Und doch sind viele davon betroffen: Gerät ein Unternehmen in eine finanzielle Schieflage und droht die Pleite, dann geht es schlicht darum, die Zahlungsfähigkeit wiederherzustellen und die Zukunft des Betriebes zu sichern. Noch deutlicher formuliert: Je nachdem, wie professionell und wie reibungslos eine Insolvenz gemanagt wird, desto weniger Jobs bleiben auf der Strecke. Und darum geht es letztlich: Eine Insolvenz muss nicht das Ende bedeuten. Bei der Geislinger Veranstaltung befassten sich die Experten .auch mit einer Variante des Insolvenzrechts, bei der der Eigentümer eines insolventen Betriebes selbst Herr des Verfahrens bleibt. Übernehmen bei einem drohenden Konkurs in der Regel die Banken oder Insolvenzverwalter das Ruder, bleibt bei der sogenannten „Eigenverwaltung“ der Schuldner selbst für das Verfahren verantwortlich.  

Die Vorteile liegen auf der Hand: Die Gläubiger werden für die Situation des Unternehmens sensibilisiert, sie bleiben im Boot und ihre Interessen werden weiterhin von den ihnen vertrauten Banken vertreten. „Es gibt keinen Überfall auf die Gläubiger“, verdeutlichte Dr. Holger Leichtle von der Schultze & Braun Rechtanwaltsgesellschaft. Letztlich ist die Eigenverwaltung ein Signal an Lieferanten und Kunden, dass es weitergeht. Daran anknüpfend, stellte Dr. Jochen Brinkmann von der Insolvenzverwaltungsgesellschaft hww die Ergebnisse einer Studie zur „Nachhaltigkeit der Eigenverwaltung“ vor. Die Studie entstand gemeinsam mit der Hochschule für Wirtschaft und Umwelt. Bei der Frage,  ob es mit der Eigenverwaltung besser gelingt als bisher, ein Unternehmen zu retten, lautet nach einem Ergebnis der Studie die Antwort „ja“.  Allerdings nur wenn man das Verfahren , professionell beraten, frühzeitig anpackt und die dann bestehenden Sanierungsmöglichkeiten konsequent nutzt.  

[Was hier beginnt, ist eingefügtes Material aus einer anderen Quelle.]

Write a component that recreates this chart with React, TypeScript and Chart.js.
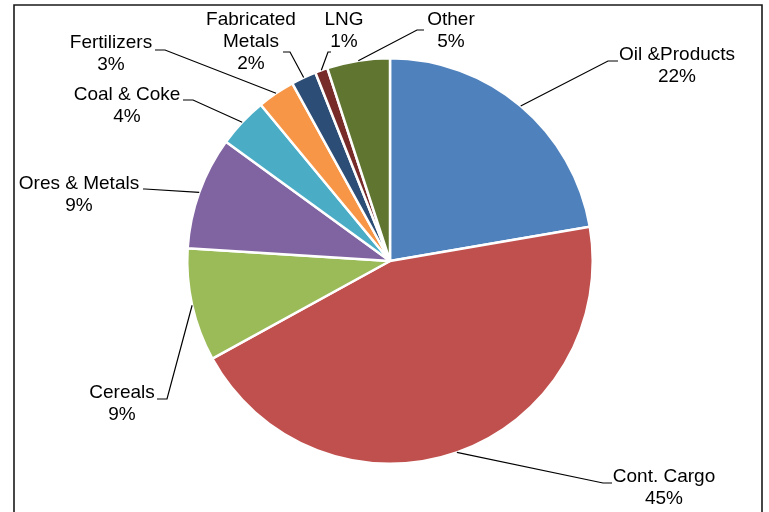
import React, { useEffect, useRef } from "react";
import { Chart, registerables } from "chart.js";

Chart.register(...registerables);

// Data
const categories = [
  ["Oil &Products"],
  ["Cont. Cargo"],
  ["Cereals"],
  ["Ores & Metals"],
  ["Coal & Coke"],
  ["Fertilizers"],
  ["Fabricated", "Metals"],
  ["LNG"],
  ["Other"],
];
const shares = [22.3, 44.7, 9, 9, 4, 3, 2, 1, 5];

const colors = [
  "#4F81BD",
  "#C0504D",
  "#9BBB59",
  "#8064A2",
  "#4BACC6",
  "#F79646",
  "#2C4D75",
  "#772C2A",
  "#5F7530",
];

// Label layout: text center x, first line center y, elbow point, end of horizontal segment
const labelLayout = [
  { tx: 677, ty: 55, ex: 608, ey: 61, hx: 618 },
  { tx: 664, ty: 477, ex: 603, ey: 483, hx: 612 },
  { tx: 122, ty: 393, ex: 167, ey: 399, hx: 157 },
  { tx: 79, ty: 184, ex: 145, ey: 189, hx: 143 },
  { tx: 127, ty: 95, ex: 193, ey: 100, hx: 183 },
  { tx: 111, ty: 43, ex: 165, ey: 50, hx: 155 },
  { tx: 251, ty: 20, ex: 290, ey: 52, hx: 283 },
  { tx: 344, ty: 20, ex: 328, ey: 52, hx: 331 },
  { tx: 451, ty: 20, ex: 417, ey: 30, hx: 424 },
];

const LINE_H = 22;
const FONT = '19px "Liberation Sans", Arial, sans-serif';

const labelPlugin = {
  id: "leaderLabels",
  beforeDraw(chart: any) {
    const ctx = chart.ctx;
    ctx.save();
    ctx.strokeStyle = "#1a1a1a";
    ctx.lineWidth = 1.6;
    ctx.beginPath();
    ctx.moveTo(14, 560);
    ctx.lineTo(14, 5);
    ctx.lineTo(762, 5);
    ctx.lineTo(762, 560);
    ctx.stroke();
    ctx.restore();
  },
  afterDraw(chart: any) {
    const ctx = chart.ctx;
    const meta = chart.getDatasetMeta(0);
    const vals = chart.data.datasets[0].data as number[];
    const total = vals.reduce((a, b) => a + b, 0);
    ctx.save();
    meta.data.forEach((arc: any, i: number) => {
      const p = arc.getProps(["x", "y", "startAngle", "endAngle", "outerRadius"], true);
      const mid = (p.startAngle + p.endAngle) / 2;
      const sx = p.x + Math.cos(mid) * p.outerRadius;
      const sy = p.y + Math.sin(mid) * p.outerRadius;
      const L = labelLayout[i];
      ctx.strokeStyle = "#000";
      ctx.lineWidth = 1.2;
      ctx.beginPath();
      ctx.moveTo(sx, sy);
      ctx.lineTo(L.ex, L.ey);
      ctx.lineTo(L.hx, L.ey);
      ctx.stroke();
      const lines = [...categories[i], Math.round((vals[i] / total) * 100) + "%"];
      ctx.fillStyle = "#000";
      ctx.font = FONT;
      ctx.textAlign = "center";
      ctx.textBaseline = "middle";
      lines.forEach((t, k) => ctx.fillText(t, L.tx, L.ty + k * LINE_H));
    });
    ctx.restore();
  },
};

export default function App() {
  const ref = useRef<HTMLCanvasElement>(null);
  useEffect(() => {
    if (!ref.current) return;
    const chart = new Chart(ref.current, {
      type: "pie",
      data: {
        labels: categories.map((c) => c.join(" ")),
        datasets: [
          {
            data: shares,
            backgroundColor: colors,
            borderColor: "#ffffff",
            borderWidth: 2.5,
          },
        ],
      },
      options: {
        responsive: false,
        animation: false,
        layout: { padding: { left: 186, right: 175, top: 57, bottom: 47 } },
        plugins: {
          legend: { display: false },
          tooltip: { enabled: false },
        },
      },
      plugins: [labelPlugin],
    });
    return () => chart.destroy();
  }, []);
  return (
    <div style={{ position: "absolute", left: 0, top: 0, width: 769, height: 512, background: "#fff" }}>
      <canvas ref={ref} width={769} height={512} style={{ width: 769, height: 512 }} />
    </div>
  );
}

Konrad Menz von der Kanzlei Derra führte in seinem Vortrag verschiedene Aspekte strafrechtlicher Verantwortlichkeiten im Zusammenhang mit Insolvenzverfahren vor, u.a. die Möglichkeiten, die Staatsanwaltschaft beim Aufspüren und Sichern von Vermögensgegenständen des insolventen Schuldners haben – um so allen Gläubigern zumindest einen Teil ihrer Forderungen zu sichern.  

Tobias Rentschler von der Kanzlei Grub Brugger stellte die anstehende Reform des Insolvenzanfechtungsrechts dar: viele Unternehmen, die als Gläubiger ihres später insolventen Schuldners diesem Stundungen, Ratenzahlungen gewähren, werden vom Insolvenzverwalter mit unliebsamen Überraschungen konfrontiert: sie müssen die erhaltenen Gelder zurückzahlen – hier will der Gesetzgeber gläubigerfreundlichere Regelungen schaffen.

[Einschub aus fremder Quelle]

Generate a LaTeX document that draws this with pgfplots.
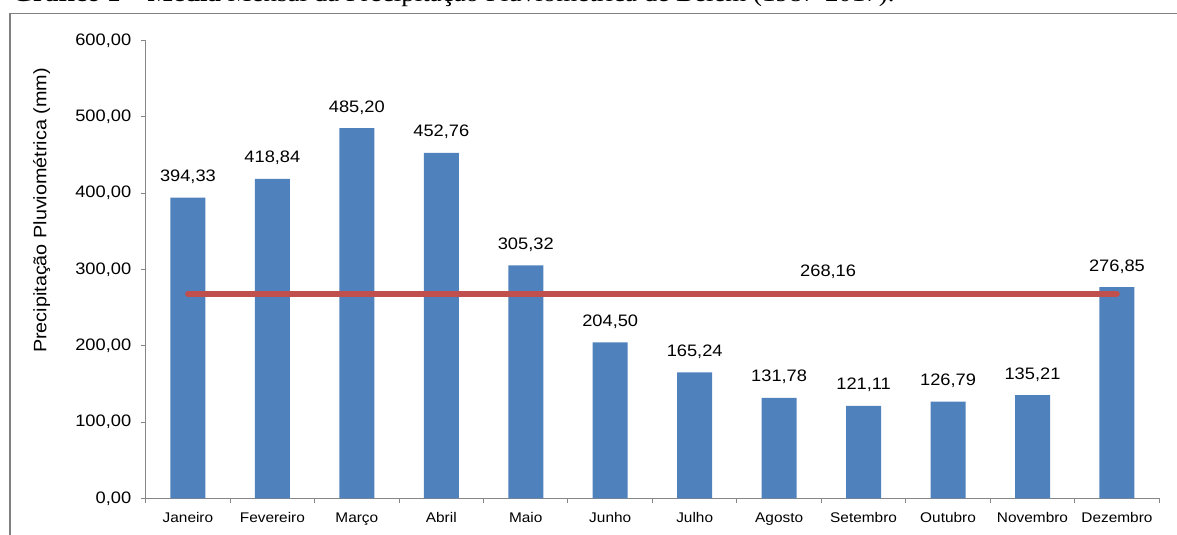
\documentclass[border=0pt]{standalone}
\usepackage{fontspec}
\setmainfont{Liberation Sans}[FakeStretch=1.1]
\newfontfamily\titlefont{Liberation Serif}[FakeStretch=1.1]
\usepackage{pgfplots}
\pgfplotsset{compat=1.18}
\definecolor{barblue}{HTML}{4F81BD}
\definecolor{linered}{HTML}{C0504D}
\definecolor{axisgray}{HTML}{868686}
\definecolor{framegray}{HTML}{808080}

\begin{document}
\begin{tikzpicture}
\useasboundingbox (0pt,0pt) rectangle (1177pt,535pt);
\clip (0pt,0pt) rectangle (1177pt,535pt);
% title, cut off at the top as in the source
\node[anchor=base west, inner sep=0pt, font=\titlefont\fontsize{24.5}{26}\selectfont]
  at (12pt,533pt) {\textbf{Gráfico 1 – Média} Mensal da Precipitação Pluviométrica de Belém (1987-2017).};
\draw[framegray, line width=1.4pt] (10pt,-5pt) -- (10pt,521.5pt) -- (1190pt,521.5pt);
\begin{axis}[
  at={(145.7pt,36.7pt)}, anchor=south west,
  scale only axis, width=1013.5pt, height=457.6pt,
  xmin=-0.5, xmax=11.5, ymin=0, ymax=600,
  axis lines*=left,
  axis line style={axisgray, line width=1pt},
  every tick/.style={axisgray, line width=1pt},
  tick align=outside,
  xtick={0,...,11},
  xticklabels={Janeiro,Fevereiro,Março,Abril,Maio,Junho,Julho,Agosto,Setembro,Outubro,Novembro,Dezembro},
  major x tick style={draw=none},
  minor xtick={-0.5,0.5,...,11.5},
  minor tick length=5pt,
  ytick={0,100,...,600},
  major tick length=5pt,
  xticklabel style={font=\fontsize{14}{16}\selectfont, yshift=-6pt},
  yticklabel style={font=\fontsize{16.6}{18}\selectfont, xshift=-6pt},
  /pgf/number format/.cd, fixed, fixed zerofill, precision=2, use comma, 1000 sep={}, assume math mode=true,
  /pgfplots/.cd,
  ylabel={Precipitação Pluviométrica (mm)},
  every axis y label/.style={at={(axis description cs:-0.1026,0.629)}, rotate=90, anchor=center,
    font=\fontsize{18}{20}\selectfont},
  clip=false,
]
\addplot[ybar, bar width=35pt, fill=barblue, draw=none,
  nodes near coords,
  every node near coord/.append style={anchor=base, yshift=16pt, text=black,
    font=\fontsize{16.6}{18}\selectfont}]
  coordinates {(0,394.33) (1,418.84) (2,485.20) (3,452.76) (4,305.32) (5,204.50)
               (6,165.24) (7,131.78) (8,121.11) (9,126.79) (10,135.21) (11,276.85)};
\addplot[linered, line width=5.7pt, line cap=round]
  coordinates {(0,268.16) (11,268.16)};
\node[anchor=base, yshift=17pt, font=\fontsize{16.6}{18}\selectfont] at (axis cs:7.58,268.16) {268,16};
\end{axis}
\end{tikzpicture}
\end{document}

Einblicke in die EDV-Probleme im Krisenfall und wie sie gelöst werden können, lieferte Harald Geisselhardt, Geschäftsführer des NIC Systemhauses: letztlich gilt es auch hier, den Menschen zu sehen, Stärken und Schwächen zu beurteilen und so mit einem neu aufgestellten, verschlankten Team die vielfältigen Probleme in einem überschaubaren Zeitrahmen zu lösen. Dafür bietet sich oftmals ein komplettes „Outsourcing“ der IT eines Unternehmens an.

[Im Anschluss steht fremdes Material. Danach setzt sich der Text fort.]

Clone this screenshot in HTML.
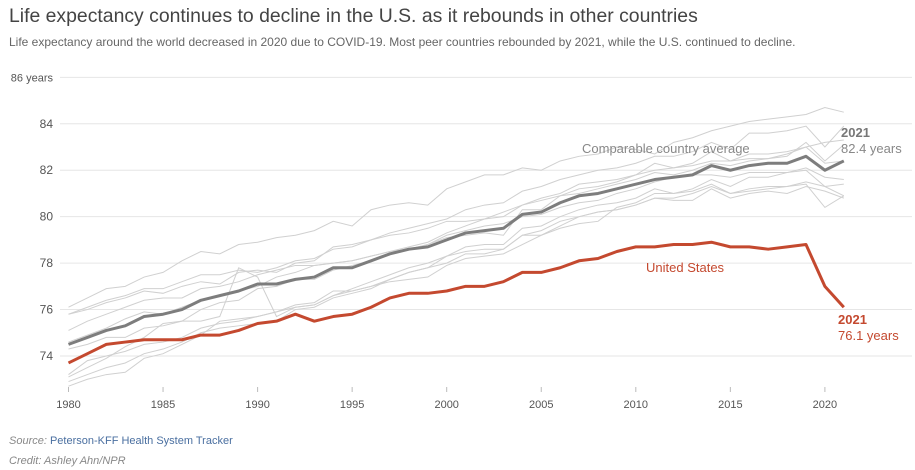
<!DOCTYPE html>
<html><head><meta charset="utf-8"><style>
body{margin:0;background:#fff;width:915px;height:470px;overflow:hidden;font-family:"Liberation Sans",sans-serif}
#title{position:absolute;left:9px;top:5px;font-size:19.4px;color:#444}
#sub{position:absolute;left:9px;top:35px;font-size:12px;color:#666}
.foot{position:absolute;left:9px;font-size:11px;font-style:italic;color:#888}
.foot span{color:#4a6fa0;font-style:normal}
</style></head><body>
<div id="title">Life expectancy continues to decline in the U.S. as it rebounds in other countries</div>
<div id="sub">Life expectancy around the world decreased in 2020 due to COVID-19. Most peer countries rebounded by 2021, while the U.S. continued to decline.</div>
<svg id="chart" width="915" height="470" style="position:absolute;left:0;top:0"></svg>
<div class="foot" style="top:435px">Source: <span>Peterson-KFF Health System Tracker</span></div>
<div class="foot" style="top:455px">Credit: Ashley Ahn/NPR</div>
<script>
const years=[];for(let y=1980;y<=2021;y++)years.push(y);
const xTicks=[1980,1985,1990,1995,2000,2005,2010,2015,2020];
const yTicks=[74,76,78,80,82,84,86];
const usValues=[73.7,74.1,74.5,74.6,74.7,74.7,74.7,74.9,74.9,75.1,75.4,75.5,75.8,75.5,75.7,75.8,76.1,76.5,76.7,76.7,76.8,77.0,77.0,77.2,77.6,77.6,77.8,78.1,78.2,78.5,78.7,78.7,78.8,78.8,78.9,78.7,78.7,78.6,78.7,78.8,77.0,76.1];
const avgValues=[74.5,74.8,75.1,75.3,75.7,75.8,76.0,76.4,76.6,76.8,77.1,77.1,77.3,77.4,77.8,77.8,78.1,78.4,78.6,78.7,79.0,79.3,79.4,79.5,80.1,80.2,80.6,80.9,81.0,81.2,81.4,81.6,81.7,81.8,82.2,82.0,82.2,82.3,82.3,82.6,82.0,82.4];
const c1=[76.1,76.5,76.9,77.0,77.4,77.6,78.1,78.5,78.4,78.8,78.9,79.1,79.2,79.4,79.8,79.6,80.3,80.5,80.6,80.5,81.2,81.5,81.8,81.8,82.1,82.0,82.4,82.6,82.7,83.0,82.9,82.7,83.2,83.4,83.7,83.9,84.1,84.2,84.3,84.4,84.7,84.5];
const c2=[75.8,76.1,76.4,76.6,76.9,76.9,77.2,77.5,77.5,77.7,77.6,77.8,78.1,78.2,78.6,78.7,79.0,79.3,79.5,79.7,79.9,80.3,80.5,80.6,81.1,81.3,81.6,81.8,82.0,82.1,82.3,82.6,82.6,82.8,83.2,82.9,83.6,83.6,83.7,83.9,83.0,83.9];
const c3=[74.6,74.9,75.2,75.6,75.9,75.8,76.1,76.4,76.6,76.8,77.0,77.4,77.6,77.9,78.0,78.1,78.3,78.5,78.7,78.9,79.3,79.6,79.9,80.0,80.5,80.8,81.0,81.4,81.5,81.6,81.8,82.0,82.1,82.2,82.4,82.4,82.5,82.5,82.7,83.0,83.2,83.3];
const c4=[75.8,76.0,76.3,76.5,76.8,76.7,77.0,77.2,77.1,77.6,77.7,77.6,78.0,78.1,78.7,78.8,79.0,79.2,79.3,79.5,79.8,79.8,79.9,80.2,80.5,80.7,80.9,81.0,81.2,81.4,81.6,81.9,81.8,82.0,82.3,82.2,82.4,82.5,82.6,83.2,82.4,83.1];
const c5=[75.1,75.5,75.8,76.1,76.4,76.5,76.5,76.9,77.0,77.2,77.5,77.7,77.9,77.9,78.0,78.1,78.3,78.5,78.6,78.8,79.2,79.4,79.6,79.7,80.0,80.1,80.4,80.6,80.7,81.0,81.2,81.5,81.7,81.8,81.8,81.7,81.9,81.9,81.9,82.1,81.7,81.6];
const c6=[74.3,74.5,74.8,74.8,75.2,75.3,75.5,76.0,76.3,76.4,76.9,77.0,77.3,77.3,77.7,77.9,78.1,78.4,78.6,78.8,79.1,79.2,79.3,79.2,80.3,80.3,80.9,81.2,81.3,81.5,81.8,82.3,82.1,82.3,82.8,82.4,82.7,82.7,82.8,83.0,82.3,82.4];
const c7=[72.9,73.2,73.5,73.7,74.1,74.3,74.6,75.0,75.2,75.3,75.4,75.5,76.0,76.1,76.5,76.7,76.9,77.3,77.6,77.8,78.3,78.5,78.6,78.6,79.2,79.4,79.8,80.0,80.2,80.3,80.5,80.8,80.7,80.7,81.2,80.8,81.0,81.1,81.0,81.3,81.1,80.8];
const c8=[73.2,73.8,74.0,74.2,74.5,74.6,74.8,75.2,75.4,75.5,75.7,75.9,76.2,76.3,76.8,76.8,77.0,77.2,77.3,77.4,77.9,78.2,78.3,78.4,78.8,79.2,79.5,79.7,79.8,80.4,80.6,81.0,81.0,81.1,81.4,81.0,81.2,81.3,81.3,81.4,80.4,80.9];
const c9=[72.7,73.0,73.2,73.3,73.9,74.1,74.5,74.9,75.5,75.6,75.7,75.9,76.1,76.2,76.6,76.9,77.2,77.5,77.8,78.0,78.3,78.7,78.8,78.8,79.5,79.6,80.0,80.3,80.5,80.6,80.8,81.2,81.0,81.2,81.6,81.3,81.7,81.7,81.9,82.0,81.3,81.4];
const c10=[73.1,73.5,73.9,74.4,74.8,75.4,75.5,75.5,75.7,77.8,77.4,75.7,76.1,76.2,76.6,76.8,77.0,77.3,77.6,77.8,78.0,78.4,78.4,78.6,79.2,79.2,79.6,80.0,80.2,80.3,80.5,80.8,80.8,81.0,81.3,81.0,81.1,81.2,81.3,81.5,81.3,80.9];
const countries=[c1,c2,c3,c4,c5,c6,c7,c8,c9,c10];

const NS="http://www.w3.org/2000/svg";
const svg=document.getElementById('chart');
const X=y=>68.5+(y-1980)*18.91;
const Y=v=>356-(v-74)*23.22;
function mk(t,a,p){const e=document.createElementNS(NS,t);for(const k in a)e.setAttribute(k,a[k]);(p||svg).appendChild(e);return e;}
yTicks.forEach(v=>{
  const g=mk('line',{x1:60,x2:912,y1:Y(v),y2:Y(v),stroke:'#e6e6e6','stroke-width':1});
  
  
  const t=mk('text',{x:53,y:Y(v)+4,'text-anchor':'end','font-size':v===86?11:12,fill:'#555'});
  t.textContent=v===86?'86 years':String(v);
  
  
});
xTicks.forEach(yr=>{
  const l=mk('line',{x1:X(yr),x2:X(yr),y1:387,y2:392,stroke:'#bbb'});
  
  
  const t=mk('text',{x:X(yr),y:408,'text-anchor':'middle','font-size':11,fill:'#555'});
  t.textContent=yr;
  
  
});
const pts=arr=>arr.map((v,i)=>X(years[i])+','+Y(v)).join(' ');
countries.forEach(c=>{
  const p=mk('polyline',{points:pts(c),fill:'none',stroke:'#d0d0d0','stroke-width':1});
  
  
});
const a=mk('polyline',{points:pts(avgValues),fill:'none',stroke:'#7d7d7d','stroke-width':3,'stroke-linejoin':'round'});


const u=mk('polyline',{points:pts(usValues),fill:'none',stroke:'#c4492f','stroke-width':3,'stroke-linejoin':'round'});


function lab(x,y,txt,col,bold,name){const t=mk('text',{x:x,y:y,'font-size':13,fill:col,'font-weight':bold?'bold':'normal'});t.textContent=txt;

}
lab(582,153,'Comparable country average','#888',false,'average-label');
lab(841,137,'2021','#777',true,'average-year-label');
lab(841,153,'82.4 years','#888',false,'average-value-label');
lab(646,272,'United States','#c4492f',false,'us-label');
lab(838,324,'2021','#c4492f',true,'us-year-label');
lab(838,340,'76.1 years','#c4492f',false,'us-value-label');
</script>
</body></html>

Abgerundet wurde die Veranstaltung mit einer  Fallstudie von Prof. Dr. Simon, in der um die zentrale Frage bei den meisten Sanierungen geht: soll das Unternehmen an einen Investor verkauft werden und wenn ja, an wen? Die Handlungsmöglichkeiten der Geschäftsführung und der Eigentümer sind in der Krise regelmäßig begrenzt – Prof. Simon hält dennoch wenig von Unternehmensverkäufen zum symbolischen Euro.  

Der Geislinger Sanierungs- und Insolvenzrechtstag ist keine Publikumsveranstaltung. Aber er ist eine exklusive Veranstaltung, zu der sich Fachexperten aus einer Nische treffen, die entscheidend ist für das Überleben vieler, vor allem mittelständischer Betriebe. Die Zahl derer, die sich für die Geislinger Veranstaltung entscheiden steigt, Jahr für Jahr. Das zeigen die Autokennzeichen auf dem Parkplatz. So klein ist er also gar nicht mehr, der Geislinger Sanierungs- und Insolvenzrechtstag. Fein dafür umso mehr.